WRITTEN PROBLEM: Each line from the line with "What matplotlib code" to the line with "import numpy as np", inclusive, is to be repeated exactly; no other line and no picture belongs in the copy.

GIVEN ENTRIES:
>> begin

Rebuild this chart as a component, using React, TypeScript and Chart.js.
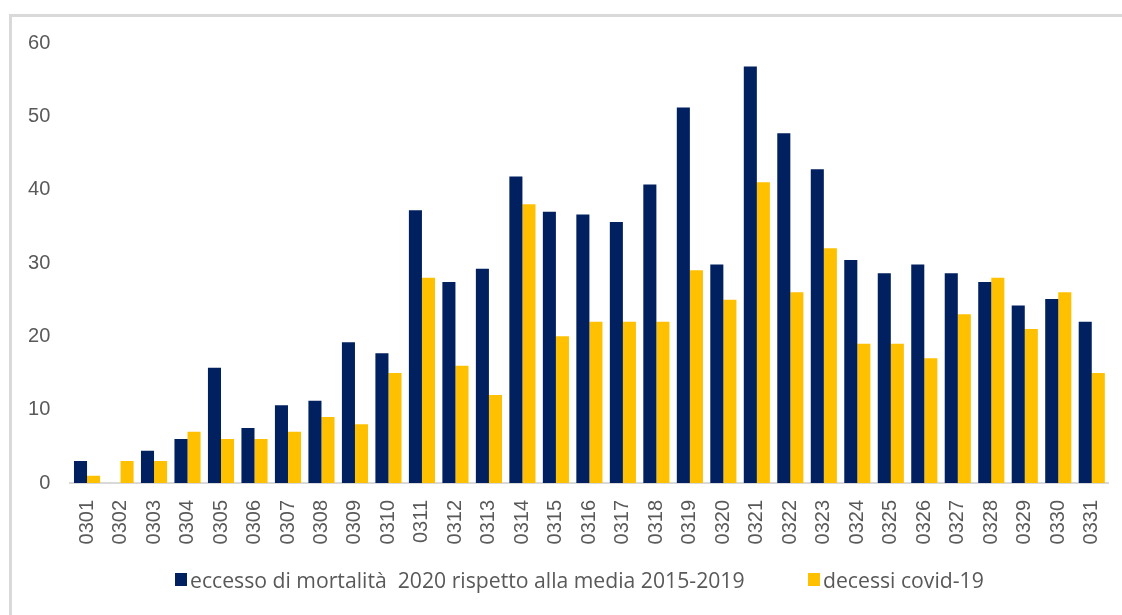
import React, { useEffect, useRef } from "react";
import { Chart, registerables } from "chart.js";

Chart.register(...registerables);

const categories = [
  "0301", "0302", "0303", "0304", "0305", "0306", "0307", "0308", "0309", "0310",
  "0311", "0312", "0313", "0314", "0315", "0316", "0317", "0318", "0319", "0320",
  "0321", "0322", "0323", "0324", "0325", "0326", "0327", "0328", "0329", "0330", "0331",
];

const eccessoMortalita = [
  3, 0, 4.4, 6, 15.7, 7.5, 10.6, 11.2, 19.2, 17.7,
  37.2, 27.4, 29.2, 41.8, 37.0, 36.6, 35.6, 40.7, 51.2, 29.8,
  56.8, 47.7, 42.8, 30.4, 28.6, 29.8, 28.6, 27.4, 24.2, 25.1, 22.0,
];

const decessiCovid = [
  1, 3, 3, 7, 6, 6, 7, 9, 8, 15,
  28, 16, 12, 38, 20, 22, 22, 22, 29, 25,
  41, 26, 32, 19, 19, 17, 23, 28, 21, 26, 15,
];

const seriesNames = [
  "eccesso di mortalità  2020 rispetto alla media 2015-2019",
  "decessi covid-19",
];

const yTicks = [0, 10, 20, 30, 40, 50, 60];

const NAVY = "#002060";
const GOLD = "#FFC000";
const TEXT = "#595959";
const TICK_FONT = "'Liberation Sans', Arial, sans-serif";
const LEGEND_FONT = "'Open Sans', Lato, sans-serif";
const seriesColors = [NAVY, GOLD];
const legendLeft = [175, 808];

export default function App() {
  const ref = useRef<HTMLCanvasElement | null>(null);

  useEffect(() => {
    const canvas = ref.current;
    if (!canvas) return;
    const chart = new Chart(canvas, {
      type: "bar",
      data: {
        labels: categories,
        datasets: [
          {
            label: seriesNames[0],
            data: eccessoMortalita,
            backgroundColor: NAVY,
            borderWidth: 0,
            barPercentage: 1,
            categoryPercentage: 0.78,
          },
          {
            label: seriesNames[1],
            data: decessiCovid,
            backgroundColor: GOLD,
            borderWidth: 0,
            barPercentage: 1,
            categoryPercentage: 0.78,
          },
        ],
      },
      options: {
        responsive: false,
        animation: false,
        layout: { padding: { top: 43, left: 26, right: 13.5, bottom: 70 } },
        plugins: {
          tooltip: { enabled: false },
          legend: { display: false },
        },
        scales: {
          x: {
            grid: { display: false, drawTicks: false },
            border: { display: true, color: "#d9d9d9", width: 2 },
            ticks: {
              color: TEXT,
              font: { family: TICK_FONT, size: 20 },
              minRotation: 90,
              maxRotation: 90,
              autoSkip: false,
              padding: 17,
            },
            afterFit: (scale: any) => {
              scale.paddingLeft = 0;
              scale.paddingRight = 0;
              scale.height = 62;
            },
          },
          y: {
            min: 0,
            max: 60,
            afterBuildTicks: (axis: any) => {
              axis.ticks = yTicks.map((v) => ({ value: v }));
            },
            afterFit: (scale: any) => {
              scale.width = 44.3;
            },
            grid: { display: false, drawTicks: false },
            border: { display: false },
            ticks: {
              color: TEXT,
              font: { family: TICK_FONT, size: 20 },
              padding: 20,
            },
          },
        },
      },
    });
    return () => chart.destroy();
  }, []);

  return (
    <div
      style={{
        position: "fixed",
        left: 0,
        top: 0,
        width: 1122,
        height: 615,
        overflow: "hidden",
        background: "#ffffff",
      }}
    >
      <div
        style={{
          position: "absolute",
          left: 9,
          top: 14,
          width: 1200,
          height: 700,
          borderTop: "3px solid #d9d9d9",
          borderLeft: "3px solid #d9d9d9",
          boxSizing: "border-box",
        }}
      />
      <canvas
        ref={ref}
        width={1122}
        height={615}
        style={{ position: "absolute", left: 0, top: 0, width: 1122, height: 615 }}
      />
      {seriesNames.map((name, i) => (
        <div
          key={name}
          style={{
            position: "absolute",
            left: legendLeft[i],
            top: 565,
            height: 28,
            display: "flex",
            alignItems: "center",
            whiteSpace: "pre",
            fontFamily: LEGEND_FONT,
            fontSize: 21.2,
            color: TEXT,
          }}
        >
          <span
            style={{
              display: "inline-block",
              width: 12,
              height: 13,
              background: seriesColors[i],
              marginRight: 3,
            }}
          />
          <span>{name}</span>
        </div>
      ))}
    </div>
  );
}
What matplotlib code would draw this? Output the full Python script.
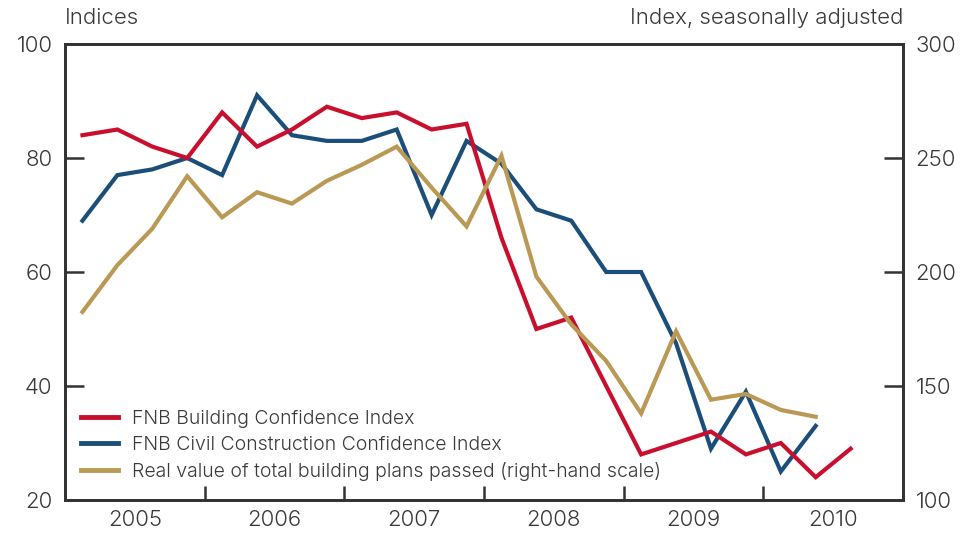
import matplotlib
matplotlib.use("Agg")
import matplotlib.pyplot as plt
import numpy as np

# ---- data (quarterly, starting 2005 Q1) ----
start_year = 2005
building = [84, 85, 82, 80, 88, 82, 85, 89, 87, 88, 85, 86, 66, 50, 52, 40,
            28, 30, 32, 28, 30, 24, 29]
civil = [69, 77, 78, 80, 77, 91, 84, 83, 83, 85, 70, 83, 79, 71, 69, 60,
         60, 47.5, 29, 39, 25, 33]
plans = [182.5, 203, 219, 242, 224, 235, 230, 240, 247, 255, 237, 220, 251,
         198, 177, 161, 138, 174, 144, 146.5, 139.5, 136.5]
years = [2005, 2006, 2007, 2008, 2009, 2010]
left_ticks = [20, 40, 60, 80, 100]
right_ticks = [100, 150, 200, 250, 300]

labels = ["FNB Building Confidence Index",
          "FNB Civil Construction Confidence Index",
          "Real value of total building plans passed (right-hand scale)"]

def qx(n):
    return start_year + (np.arange(n) + 0.5) / 4.0

RED = "#C8102E"
BLUE = "#1B4F7A"
GOLD = "#BA9955"
TXT = "#3a3a3a"
SPINE = "#333333"

plt.rcParams['font.family'] = ['Inter', 'DejaVu Sans']
plt.rcParams['font.weight'] = 300

FS = 16
LFS = 14

fig = plt.figure(figsize=(9.63, 5.33), dpi=100)
ax = fig.add_axes([65/963, 33/533, (903-65)/963, (500-44)/533])
ax2 = ax.twinx()

l2, = ax.plot(qx(len(civil)), civil, color=BLUE, lw=3.0, solid_joinstyle='miter')
l1, = ax.plot(qx(len(building)), building, color=RED, lw=3.0, solid_joinstyle='miter')
l3, = ax2.plot(qx(len(plans)), plans, color=GOLD, lw=3.0, solid_joinstyle='miter')

ax.set_xlim(2005, 2011)
ax.set_ylim(20, 100)
ax2.set_ylim(100, 300)

ax.set_yticks(left_ticks)
ax2.set_yticks(right_ticks)
ax.set_xticks(years[1:])
ax.set_xticklabels([])
ax.set_xticks([y + 0.5 for y in years], minor=True)
ax.set_xticklabels([str(y) for y in years], minor=True)

ax.tick_params(axis='y', direction='in', length=14, width=1.8, color=SPINE,
               labelsize=FS, labelcolor=TXT, pad=9)
ax2.tick_params(axis='y', direction='in', length=14, width=1.8, color=SPINE,
                labelsize=FS, labelcolor=TXT, pad=9)
ax.tick_params(axis='x', which='major', direction='in', length=10, width=1.8,
               color=SPINE)
ax.tick_params(axis='x', which='minor', length=0, labelsize=FS,
               labelcolor=TXT, pad=7)
ax2.tick_params(axis='x', length=0)

for a in (ax, ax2):
    for s in a.spines.values():
        s.set_color(SPINE)
        s.set_linewidth(2.0)

fig.text(65/963, 1 - 18/533, "Indices", ha='left', va='center',
         fontsize=FS, color=TXT)
fig.text(903/963, 1 - 18/533, "Index, seasonally adjusted", ha='right',
         va='center', fontsize=FS, color=TXT)

leg = ax2.legend([l1, l2, l3], labels, loc='lower left',
                 bbox_to_anchor=(0.0, 0.008), frameon=False, fontsize=LFS,
                 handlelength=1.9, handletextpad=0.72, labelspacing=0.41,
                 borderaxespad=0.4)
for t in leg.get_texts():
    t.set_color(TXT)
for h in leg.get_lines():
    h.set_linewidth(3.5)

fig.savefig("out.png", dpi=100)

>> end

SOLUTION TO THIS TASK:
What matplotlib code would draw this? Output the full Python script.
import matplotlib
matplotlib.use("Agg")
import matplotlib.pyplot as plt
import numpy as np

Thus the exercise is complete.